The rise in concerns around youth mental health prompted the US surgeon general to announce that youth mental health is a crisis across the nation that demands immediate action. Pre-COVID-19, anxiety and depression in Kentucky were at an estimated rate of 12.4% in 2016. By the first year of the pandemic, it climbed to 15.9%, amounting to an additional 29,000 children across the Commonwealth battling mental health issues.
The problem only intensifies across minority demographics. Around 9% of high schoolers struggle with mental health, but 12% of Black students, and 13% of two or more race students attempted suicide according to the latest national survey. LGBTQ+ youth are especially at-risk, with around 23% attempting suicide annually, almost four times likelier than their heterosexual counterparts.

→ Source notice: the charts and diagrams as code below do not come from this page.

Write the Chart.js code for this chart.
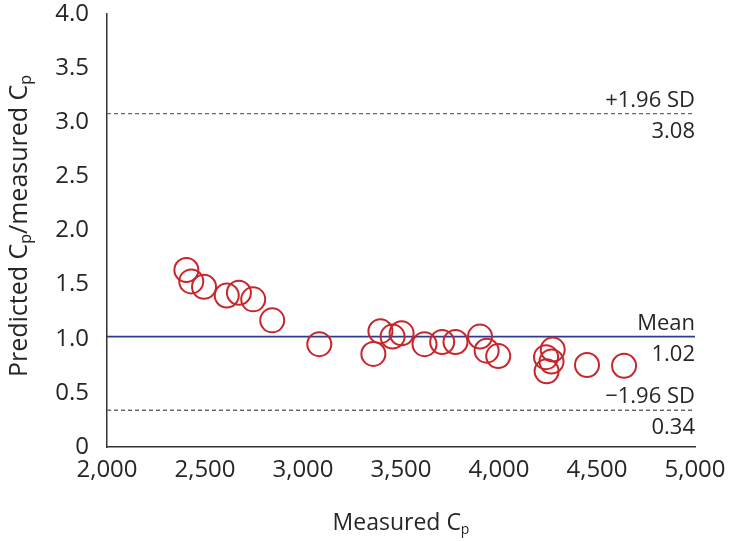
<!DOCTYPE html>
<html>
<head>
<meta charset="utf-8">
<script src="https://cdn.jsdelivr.net/npm/chart.js@4.4.1/dist/chart.umd.min.js"></script>
<style>
html,body{margin:0;padding:0;background:#fff;}
#wrap{width:729px;height:541px;position:relative;}
</style>
</head>
<body>
<div id="wrap"><canvas id="c" width="729" height="541"></canvas></div>
<script>
// Data
const measuredCp = [2405, 2430, 2495, 2611, 2673, 2746, 2843, 3083, 3359, 3395, 3457, 3503, 3620, 3710, 3778, 3903, 3937, 3996, 4240, 4243, 4268, 4274, 4449, 4638];
const ratioCp = [1.635, 1.53, 1.48, 1.40, 1.425, 1.364, 1.17, 0.95, 0.86, 1.07, 1.02, 1.05, 0.95, 0.97, 0.97, 1.02, 0.89, 0.84, 0.83, 0.70, 0.79, 0.90, 0.757, 0.75];
const refNames = ['+1.96 SD', 'Mean', '\u22121.96 SD'];
const refValues = [3.08, 1.02, 0.34];
const refValueLabels = ['3.08', '1.02', '0.34'];
const xTicks = [2000, 2500, 3000, 3500, 4000, 4500, 5000];
const yTicks = [0, 0.5, 1.0, 1.5, 2.0, 2.5, 3.0, 3.5, 4.0];
const xRange = [2000, 5000];

const FONT = '"Open Sans", "Noto Sans", sans-serif';
const TXT = '#262626';

const points = measuredCp.map((x, i) => ({x: x, y: ratioCp[i]}));
const refSets = refValues.map((v, i) => ({
  type: 'line',
  data: [{x: xRange[0], y: v}, {x: xRange[1], y: v}],
  borderColor: i === 1 ? '#2e3b8f' : '#6a6a6a',
  borderWidth: i === 1 ? 1.6 : 1.4,
  borderDash: i === 1 ? [] : [4, 3],
  pointRadius: 0,
  order: 2
}));

const annot = {
  id: 'annot',
  afterDatasetsDraw(chart) {
    const ctx = chart.ctx, xs = chart.scales.x, ys = chart.scales.y;
    const xr = xs.getPixelForValue(xRange[1]);
    ctx.save();
    ctx.fillStyle = TXT;
    ctx.font = '22px ' + FONT;
    ctx.textAlign = 'right';
    ctx.textBaseline = 'alphabetic';
    refValues.forEach((v, i) => {
      const y = ys.getPixelForValue(v);
      ctx.fillText(refNames[i], xr, y - 7);
      ctx.fillText(refValueLabels[i], xr, y + 24);
    });
    ctx.restore();
  },
  afterDraw(chart) {
    const ctx = chart.ctx, ca = chart.chartArea;
    ctx.save();
    ctx.fillStyle = TXT;
    function drawSub(parts, cx, cy, rot, size) {
      const sub = Math.round(size * 0.62);
      ctx.save();
      ctx.translate(cx, cy);
      ctx.rotate(rot);
      let total = 0;
      parts.forEach(p => { ctx.font = (p.sub ? sub : size) + 'px ' + FONT; total += ctx.measureText(p.t).width; });
      let x = -total / 2;
      ctx.textAlign = 'left';
      ctx.textBaseline = 'alphabetic';
      parts.forEach(p => {
        ctx.font = (p.sub ? sub : size) + 'px ' + FONT;
        ctx.fillText(p.t, x, p.sub ? 4 : 0);
        x += ctx.measureText(p.t).width;
      });
      ctx.restore();
    }
    drawSub([{t: 'Measured C'}, {t: 'p', sub: true}], (ca.left + ca.right) / 2, 530, 0, 23);
    drawSub([{t: 'Predicted C'}, {t: 'p', sub: true}, {t: '/measured C'}, {t: 'p', sub: true}], 27, 226, -Math.PI / 2, 25);
    ctx.restore();
  }
};

new Chart(document.getElementById('c'), {
  type: 'scatter',
  data: {
    datasets: [{
      data: points,
      pointRadius: 12,
      pointHoverRadius: 12,
      pointBackgroundColor: 'rgba(0,0,0,0)',
      pointBorderColor: '#c8262c',
      pointBorderWidth: 2,
      order: 1
    }].concat(refSets)
  },
  options: {
    responsive: false,
    animation: false,
    events: [],
    layout: {padding: {top: 14, right: 34, left: 0, bottom: 0}},
    plugins: {legend: {display: false}, tooltip: {enabled: false}},
    scales: {
      x: {
        type: 'linear', min: xRange[0], max: xRange[1],
        afterFit(s) { s.height = 94; s.paddingLeft = 0; s.paddingRight = 0; },
        afterBuildTicks(s) { s.ticks = xTicks.map(v => ({value: v})); },
        grid: {display: false, drawTicks: true, tickLength: 8, tickColor: '#333', drawOnChartArea: false},
        border: {display: true, color: '#333', width: 1.5},
        ticks: {color: TXT, font: {size: 24, family: FONT}, padding: 1, maxRotation: 0,
          callback: v => v.toLocaleString('en-US')}
      },
      y: {
        type: 'linear', min: 0, max: 4,
        afterFit(s) { s.width = 107; s.paddingTop = 0; s.paddingBottom = 0; },
        afterBuildTicks(s) { s.ticks = yTicks.map(v => ({value: v})); },
        grid: {display: false, drawTicks: true, tickLength: 10, tickColor: '#333', drawOnChartArea: false},
        border: {display: true, color: '#333', width: 1.5},
        ticks: {color: TXT, font: {size: 24, family: FONT}, padding: 8,
          callback: v => v === 0 ? '0' : v.toFixed(1)}
      }
    }
  },
  plugins: [annot]
});
</script>
</body>
</html>
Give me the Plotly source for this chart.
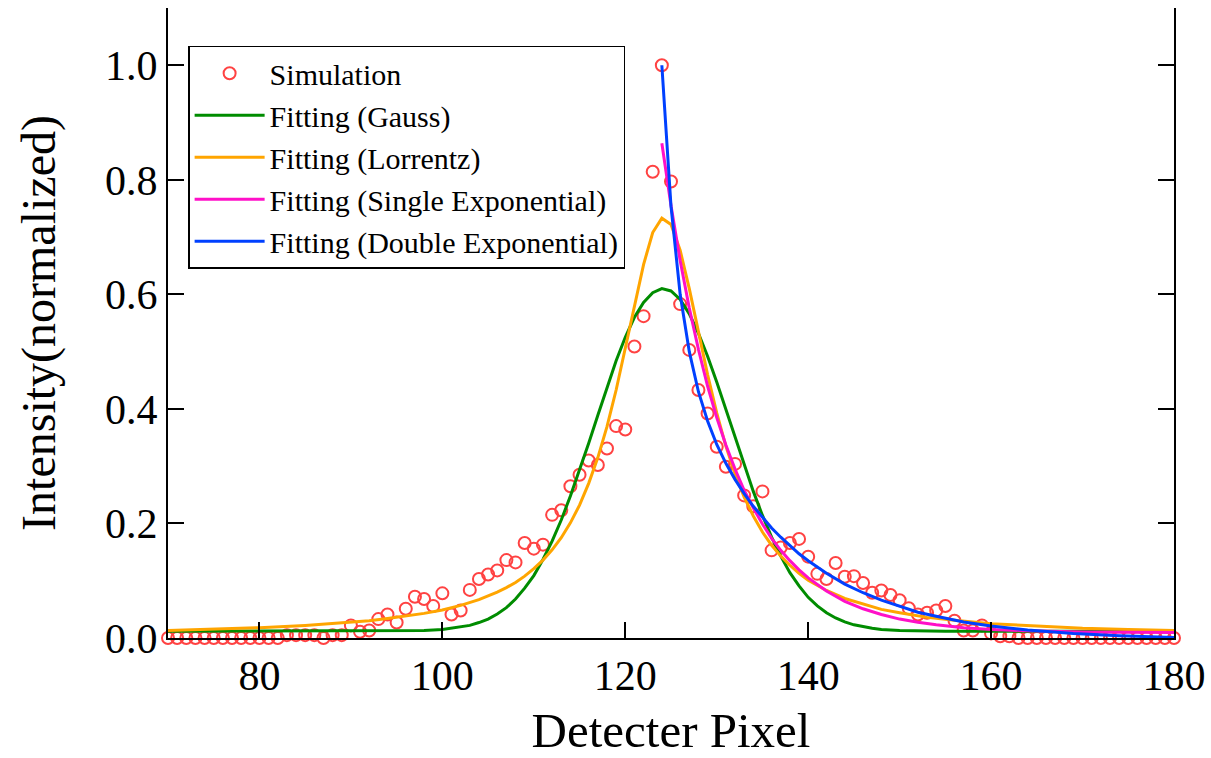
import plotly.graph_objects as go

# Simulated detector profile (one value per pixel, 70..180)
pixel = list(range(70, 181))
simulation = (
    [0.0] * 13
    + [0.005, 0.005, 0.005, 0.005, 0.0, 0.005, 0.005,
       0.022, 0.011, 0.013, 0.033, 0.041, 0.027, 0.051, 0.072, 0.068, 0.056,
       0.078, 0.041, 0.048, 0.084, 0.103, 0.111, 0.118, 0.136, 0.132, 0.166,
       0.156, 0.163, 0.215, 0.223, 0.265, 0.285, 0.310, 0.302, 0.331, 0.370,
       0.364, 0.509, 0.562, 0.814, 1.000, 0.797, 0.583, 0.503, 0.433, 0.392,
       0.334, 0.299, 0.304, 0.249, 0.230, 0.256, 0.153, 0.158, 0.166, 0.173,
       0.142, 0.112, 0.103, 0.131, 0.107, 0.108, 0.096, 0.079, 0.083, 0.075,
       0.066, 0.052, 0.041, 0.044, 0.048, 0.056, 0.030, 0.013, 0.013, 0.022,
       0.008, 0.003, 0.003]
    + [0.0] * 18
)

# Gaussian fit
gauss_x = [70, 90, 95, 98] + list(range(100, 149)) + [150, 155, 180]
gauss_y = [0.012, 0.012, 0.012, 0.013,
           0.015, 0.017, 0.019, 0.022, 0.027, 0.033, 0.042, 0.053, 0.068, 0.087,
           0.109, 0.137, 0.169, 0.206, 0.248, 0.293, 0.340, 0.389, 0.438, 0.484,
           0.525, 0.560, 0.586, 0.603, 0.610, 0.606, 0.591, 0.566, 0.532, 0.492,
           0.447, 0.399, 0.350, 0.302, 0.256, 0.214, 0.176, 0.143, 0.114, 0.091,
           0.071, 0.056, 0.044, 0.035, 0.028, 0.023, 0.0195, 0.017, 0.015,
           0.013, 0.012, 0.012]

# Lorentzian fit
lorentz_x = [70, 75, 80, 85, 88, 90, 92, 94, 96, 98, 100, 102, 104, 106] \
    + list(range(107, 141)) + [142, 144, 146, 148, 150, 153, 156, 160, 165, 170, 175, 180]
lorentz_y = [0.013, 0.015, 0.018, 0.022, 0.025, 0.027, 0.030, 0.034, 0.038, 0.043,
             0.049, 0.057, 0.067, 0.080,
             0.088, 0.097, 0.108, 0.121, 0.136, 0.154, 0.175, 0.201, 0.232, 0.270,
             0.315, 0.369, 0.433, 0.504, 0.580, 0.652, 0.708, 0.733, 0.722, 0.677,
             0.610, 0.535, 0.460, 0.393, 0.335, 0.287, 0.246, 0.213, 0.185, 0.162,
             0.143, 0.127, 0.113, 0.101,
             0.083, 0.069, 0.059, 0.050, 0.044, 0.036, 0.031, 0.025, 0.021, 0.017,
             0.015, 0.013]

# Single exponential decay fit (right flank)
single_x = list(range(124, 141)) + [142, 144, 146, 148, 150, 152, 154, 157, 160, 164, 170, 180]
single_y = [0.864, 0.755, 0.659, 0.576, 0.504, 0.440, 0.385, 0.337, 0.295, 0.258,
            0.227, 0.199, 0.174, 0.153, 0.135, 0.119, 0.105,
            0.082, 0.064, 0.051, 0.041, 0.033, 0.0275, 0.023, 0.018, 0.015,
            0.0126, 0.0106, 0.0094]

# Double exponential decay fit (right flank)
double_x = list(range(124, 141)) + [142, 144, 146, 148, 150, 152, 154, 157, 160, 164, 169, 174, 180]
double_y = [1.000, 0.754, 0.600, 0.500, 0.430, 0.379, 0.338, 0.305, 0.277, 0.252,
            0.230, 0.210, 0.192, 0.176, 0.161, 0.147, 0.135,
            0.113, 0.094, 0.079, 0.066, 0.055, 0.045, 0.038, 0.028, 0.021,
            0.014, 0.008, 0.004, 0.001]

FONT = "Liberation Serif, Times New Roman, serif"

fig = go.Figure()
fig.add_trace(go.Scatter(
    x=pixel, y=simulation, mode="markers", name="Simulation",
    marker=dict(symbol="circle-open", size=12, color="#ff4242",
                line=dict(width=2, color="#ff4242")),
    cliponaxis=False,
))
fits = [
    ("Fitting (Gauss)", gauss_x, gauss_y, "#008c00"),
    ("Fitting (Lorrentz)", lorentz_x, lorentz_y, "#ffa500"),
    ("Fitting (Single Exponential)", single_x, single_y, "#ff10c8"),
    ("Fitting (Double Exponential)", double_x, double_y, "#0040ff"),
]
for name, xs, ys, col in fits:
    fig.add_trace(go.Scatter(
        x=xs, y=ys, mode="lines", name=name,
        line=dict(color=col, width=3), cliponaxis=False,
    ))

fig.update_layout(
    width=1211, height=758,
    margin=dict(l=168, r=37, t=8, b=120),
    plot_bgcolor="white", paper_bgcolor="white",
    font=dict(family=FONT, color="black", size=42),
    showlegend=True,
    legend=dict(
        x=0.02, y=0.94, xanchor="left", yanchor="top",
        bgcolor="white", bordercolor="black", borderwidth=1.5,
        font=dict(family=FONT, size=30, color="black"),
        itemwidth=70, tracegroupgap=0,
    ),
    xaxis=dict(
        range=[70, 180], tickmode="array", tickvals=[80, 100, 120, 140, 160, 180],
        ticks="inside", ticklen=16, tickwidth=2, tickcolor="black",
        showline=True, linecolor="black", linewidth=2, mirror=False,
        showgrid=False, zeroline=False, automargin=False,
        tickfont=dict(family=FONT, size=42, color="black"),
        title=dict(text="Detecter Pixel", font=dict(family=FONT, size=49, color="black"),
                   standoff=21),
    ),
    yaxis=dict(
        range=[0, 1.1], tickmode="array", tickvals=[0, 0.2, 0.4, 0.6, 0.8, 1.0],
        tickformat=".1f",
        ticks="inside", ticklen=16, tickwidth=2, tickcolor="black",
        showline=True, linecolor="black", linewidth=2, mirror="ticks",
        showgrid=False, zeroline=False, automargin=False,
        tickfont=dict(family=FONT, size=42, color="black"),
        title=dict(text="Intensity(normalized)", font=dict(family=FONT, size=48, color="black"),
                   standoff=34),
    ),
)

fig.write_html("out.html")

We know that mental health affects overall health and wellbeing, and there are clear connections to oral health outcomes, including:
- Loss of appetite and poor nutrition
- Dental anxiety/fear
- Difficulty performing daily tasks like brushing of teeth
- Smoking, substance use, and alcohol abuse
These problems can lead to a number of negative oral health outcomes, from gum disease to tooth decay.
The data book also highlights community conditions that impact a family’s ability to meet their health and oral health needs. Although we have seen an increase in the number of children with health coverage in the last decade, an estimated 4% of Kentucky’s kids are still without health insurance. Additionally, 27% of Kentucky’s children have parents lacking secure employment, and 17% of the Commonwealth’s youth are living in poverty. These problems, created by the perfect storm of mental health decline and financial hardship, have established effects on overall health and wellbeing, including being directly related to health conditions such as heart disease and pneumonia.
The recently released data highlights the need for continued work to address health and oral health outcomes. KOHC is committed to finding solutions to improve health outcomes for all Kentuckians.